Getting your finances in order as a married couple is essential to building a thriving marriage. If you are already meeting together monthly, I celebrate you. You are in the elite group of married people who are growing in their marriage. However, if you are not discussing financial matters and only one person in the relationship knows everything while the other is in the dark about your family’s finances, make this the last day you conduct your marriage this way.

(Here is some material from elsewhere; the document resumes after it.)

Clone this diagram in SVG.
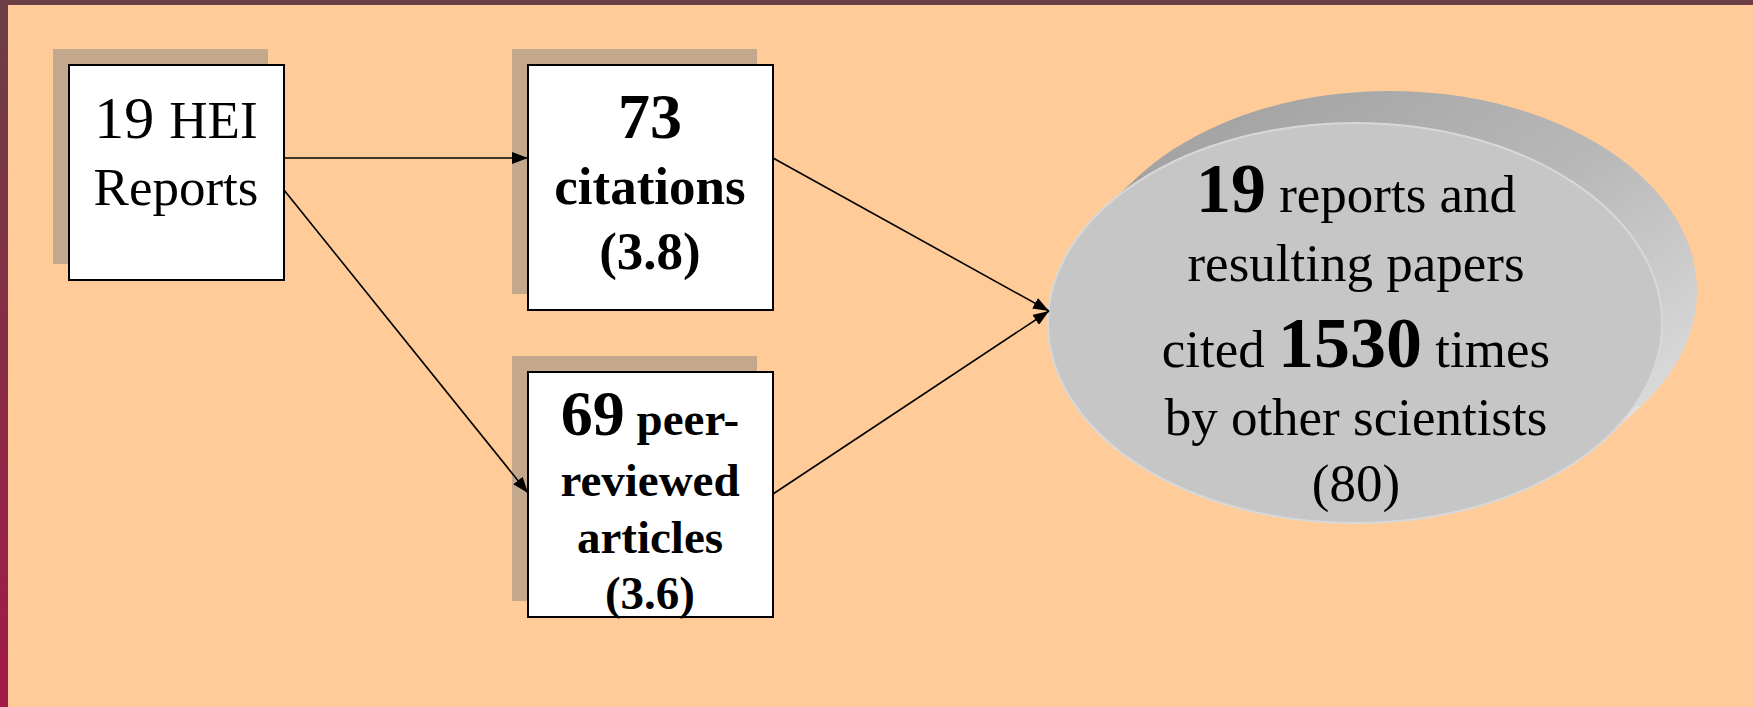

Should you need guidance from a Licensed Financial Professional, I can be contacted at vernicia@step-consultinggroup.com. Our consultations are free of charge to the public. Our motto is No Family Left Behind, and you can count on me to guide you and your spouse all the way to your goals and dreams.
This Post Has 3 Comments
Wisdom right here. Very eye opening article , I didn’t know about couples need to have monthly financial meetings and the setting an amount that both can spend without discussing. Thanks for this Vernicia
I agree that for many couples finances can be a source of conflict and sometimes stress. As a couple who invites Christ into our marriage, especially when disagreements arise, we have been able to achieve a few significant financial milestones by relying on prayer, open communication, continual learning, and patience when agreement doesn’t come right away. Another thing we do is rely on each other’s strengths as we work towards our goals. And lastly, we discuss lessons learned when we get it wrong and how we plan to address future decisions in the areas where we want to see growth. Thanks for sharing your expertise and perspective.
This was a great read. I appreciate the practical steps that were provided: things like scheduling a monthly meeting, deciding what types of expenses need to be discussed, having a budget etc. I also recognize that some more intangible elements like: praying, being curious about your spouse’s perspective on money and prioritizing honesty are also very valuable. Thank you for shedding light on some of the things I can do, now and in the future to ensure my marriage is hedged from some of these avoidable pitfalls.